>> begin SOURCE MATERIAL

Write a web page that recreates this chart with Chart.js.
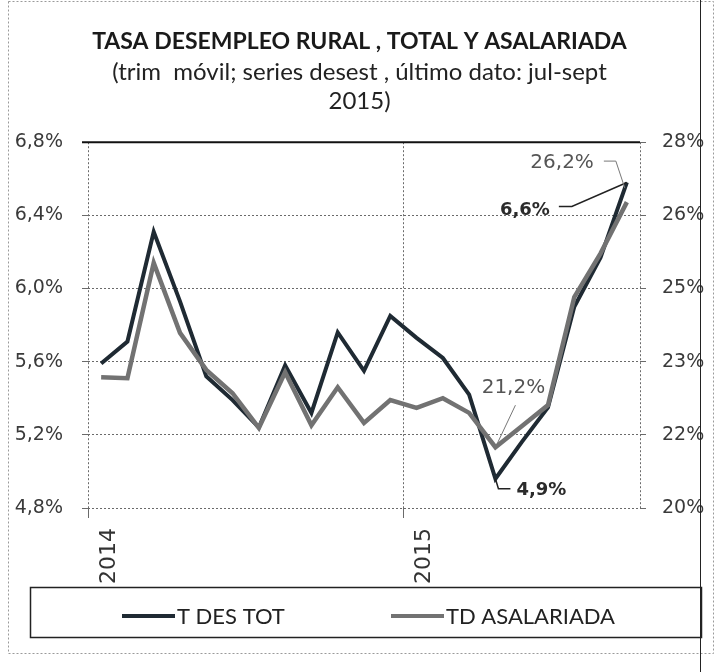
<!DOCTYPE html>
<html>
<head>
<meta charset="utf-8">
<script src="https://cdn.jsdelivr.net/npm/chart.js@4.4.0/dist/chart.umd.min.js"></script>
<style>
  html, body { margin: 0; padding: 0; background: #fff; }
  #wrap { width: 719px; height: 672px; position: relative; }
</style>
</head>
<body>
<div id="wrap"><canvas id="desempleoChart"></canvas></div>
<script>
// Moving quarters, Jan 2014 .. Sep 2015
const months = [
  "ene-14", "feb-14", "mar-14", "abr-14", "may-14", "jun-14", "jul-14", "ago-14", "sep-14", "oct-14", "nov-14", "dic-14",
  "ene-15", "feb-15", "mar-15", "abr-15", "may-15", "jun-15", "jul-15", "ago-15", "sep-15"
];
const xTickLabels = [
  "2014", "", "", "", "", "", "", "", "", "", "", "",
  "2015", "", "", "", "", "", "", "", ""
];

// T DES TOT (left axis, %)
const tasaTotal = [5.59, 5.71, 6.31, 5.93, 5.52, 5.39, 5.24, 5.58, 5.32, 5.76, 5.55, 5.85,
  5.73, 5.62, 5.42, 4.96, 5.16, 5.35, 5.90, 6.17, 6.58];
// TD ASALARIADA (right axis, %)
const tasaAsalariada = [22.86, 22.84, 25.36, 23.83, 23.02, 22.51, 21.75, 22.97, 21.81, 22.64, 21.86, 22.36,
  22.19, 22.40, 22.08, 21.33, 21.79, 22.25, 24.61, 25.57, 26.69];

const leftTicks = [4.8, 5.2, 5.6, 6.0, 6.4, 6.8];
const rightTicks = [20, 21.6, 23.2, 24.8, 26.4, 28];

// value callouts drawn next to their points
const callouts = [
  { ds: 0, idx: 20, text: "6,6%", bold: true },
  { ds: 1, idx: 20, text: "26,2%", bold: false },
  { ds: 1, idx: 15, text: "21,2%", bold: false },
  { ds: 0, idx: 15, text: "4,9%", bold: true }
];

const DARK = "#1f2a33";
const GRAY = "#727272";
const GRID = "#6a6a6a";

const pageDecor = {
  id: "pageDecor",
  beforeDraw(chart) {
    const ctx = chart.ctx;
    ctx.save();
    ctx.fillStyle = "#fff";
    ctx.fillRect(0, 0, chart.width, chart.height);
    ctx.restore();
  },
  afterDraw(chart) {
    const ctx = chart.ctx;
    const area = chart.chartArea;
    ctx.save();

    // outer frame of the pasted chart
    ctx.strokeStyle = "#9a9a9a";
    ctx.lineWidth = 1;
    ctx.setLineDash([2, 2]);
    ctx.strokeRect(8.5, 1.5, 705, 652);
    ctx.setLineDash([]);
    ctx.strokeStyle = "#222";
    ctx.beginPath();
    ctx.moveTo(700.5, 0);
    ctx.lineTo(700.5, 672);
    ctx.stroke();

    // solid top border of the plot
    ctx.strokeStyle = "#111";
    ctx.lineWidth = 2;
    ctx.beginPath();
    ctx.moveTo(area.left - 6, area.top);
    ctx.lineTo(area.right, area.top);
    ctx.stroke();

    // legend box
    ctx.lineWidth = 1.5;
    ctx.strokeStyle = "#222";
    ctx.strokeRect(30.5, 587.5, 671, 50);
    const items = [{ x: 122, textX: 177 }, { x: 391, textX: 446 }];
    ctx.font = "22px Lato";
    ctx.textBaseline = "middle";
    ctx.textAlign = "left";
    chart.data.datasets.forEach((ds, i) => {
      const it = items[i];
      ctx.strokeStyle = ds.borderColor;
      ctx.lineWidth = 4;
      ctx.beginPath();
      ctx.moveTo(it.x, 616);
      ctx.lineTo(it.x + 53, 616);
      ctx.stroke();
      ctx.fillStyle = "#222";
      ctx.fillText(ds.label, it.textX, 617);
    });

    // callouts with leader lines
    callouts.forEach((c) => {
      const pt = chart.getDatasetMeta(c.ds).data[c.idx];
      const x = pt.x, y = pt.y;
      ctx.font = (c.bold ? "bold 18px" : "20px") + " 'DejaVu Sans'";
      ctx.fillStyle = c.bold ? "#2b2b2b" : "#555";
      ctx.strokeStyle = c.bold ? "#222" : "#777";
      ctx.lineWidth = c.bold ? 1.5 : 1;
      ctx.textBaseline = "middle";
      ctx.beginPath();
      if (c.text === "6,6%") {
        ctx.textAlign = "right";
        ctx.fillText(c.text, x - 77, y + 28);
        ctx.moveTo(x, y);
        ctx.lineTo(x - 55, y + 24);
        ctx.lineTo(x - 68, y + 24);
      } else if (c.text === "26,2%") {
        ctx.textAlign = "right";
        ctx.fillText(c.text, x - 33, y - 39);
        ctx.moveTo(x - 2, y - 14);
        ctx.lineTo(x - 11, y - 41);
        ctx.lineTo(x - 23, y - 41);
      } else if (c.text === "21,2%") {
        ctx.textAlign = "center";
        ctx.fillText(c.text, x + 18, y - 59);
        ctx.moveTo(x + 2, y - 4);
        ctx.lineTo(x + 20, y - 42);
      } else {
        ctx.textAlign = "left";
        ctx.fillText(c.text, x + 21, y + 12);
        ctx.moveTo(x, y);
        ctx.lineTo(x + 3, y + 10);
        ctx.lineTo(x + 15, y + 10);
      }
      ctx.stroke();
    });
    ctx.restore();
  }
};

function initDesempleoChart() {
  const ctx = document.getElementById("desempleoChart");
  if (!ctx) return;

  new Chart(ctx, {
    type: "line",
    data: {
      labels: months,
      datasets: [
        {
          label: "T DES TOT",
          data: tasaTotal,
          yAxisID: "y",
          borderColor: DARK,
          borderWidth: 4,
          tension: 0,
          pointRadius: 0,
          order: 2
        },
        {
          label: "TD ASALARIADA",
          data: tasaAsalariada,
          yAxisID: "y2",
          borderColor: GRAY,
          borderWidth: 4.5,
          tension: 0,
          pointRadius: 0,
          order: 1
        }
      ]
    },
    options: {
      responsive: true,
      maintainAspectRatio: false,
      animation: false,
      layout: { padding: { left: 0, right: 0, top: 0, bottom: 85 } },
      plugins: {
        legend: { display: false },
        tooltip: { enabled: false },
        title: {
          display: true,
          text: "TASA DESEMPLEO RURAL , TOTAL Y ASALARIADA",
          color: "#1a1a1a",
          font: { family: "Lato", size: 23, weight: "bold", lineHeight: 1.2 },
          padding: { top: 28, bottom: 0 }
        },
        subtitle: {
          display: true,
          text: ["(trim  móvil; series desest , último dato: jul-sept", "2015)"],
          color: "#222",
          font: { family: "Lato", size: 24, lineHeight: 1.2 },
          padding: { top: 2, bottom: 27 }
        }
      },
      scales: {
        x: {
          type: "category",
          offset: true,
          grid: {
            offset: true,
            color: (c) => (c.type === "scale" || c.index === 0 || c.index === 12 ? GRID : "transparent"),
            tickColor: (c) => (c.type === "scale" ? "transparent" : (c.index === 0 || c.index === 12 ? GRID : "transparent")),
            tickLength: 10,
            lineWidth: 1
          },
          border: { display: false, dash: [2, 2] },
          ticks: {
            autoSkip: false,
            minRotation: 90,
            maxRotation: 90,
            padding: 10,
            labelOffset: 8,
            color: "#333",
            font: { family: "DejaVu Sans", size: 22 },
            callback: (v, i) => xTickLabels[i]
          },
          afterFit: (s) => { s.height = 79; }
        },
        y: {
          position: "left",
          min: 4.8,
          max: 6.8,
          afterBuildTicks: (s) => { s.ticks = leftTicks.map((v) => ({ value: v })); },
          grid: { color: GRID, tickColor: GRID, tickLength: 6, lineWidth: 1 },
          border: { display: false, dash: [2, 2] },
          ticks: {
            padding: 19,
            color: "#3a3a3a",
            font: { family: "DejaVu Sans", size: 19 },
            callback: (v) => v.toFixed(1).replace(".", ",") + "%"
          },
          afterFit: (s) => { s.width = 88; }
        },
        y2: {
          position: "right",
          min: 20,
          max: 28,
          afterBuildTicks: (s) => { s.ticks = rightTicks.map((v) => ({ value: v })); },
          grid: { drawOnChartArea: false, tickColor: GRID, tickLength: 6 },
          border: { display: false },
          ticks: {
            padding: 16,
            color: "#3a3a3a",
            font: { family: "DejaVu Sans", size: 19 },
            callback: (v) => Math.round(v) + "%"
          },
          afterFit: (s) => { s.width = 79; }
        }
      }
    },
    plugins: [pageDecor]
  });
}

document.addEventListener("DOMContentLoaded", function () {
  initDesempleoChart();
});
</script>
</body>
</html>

>> end SOURCE MATERIAL

| YOUR TASK |
Take every line that includes the string "with" and copy it.

| SOLUTION |
Write a web page that recreates this chart with Chart.js.
    // callouts with leader lines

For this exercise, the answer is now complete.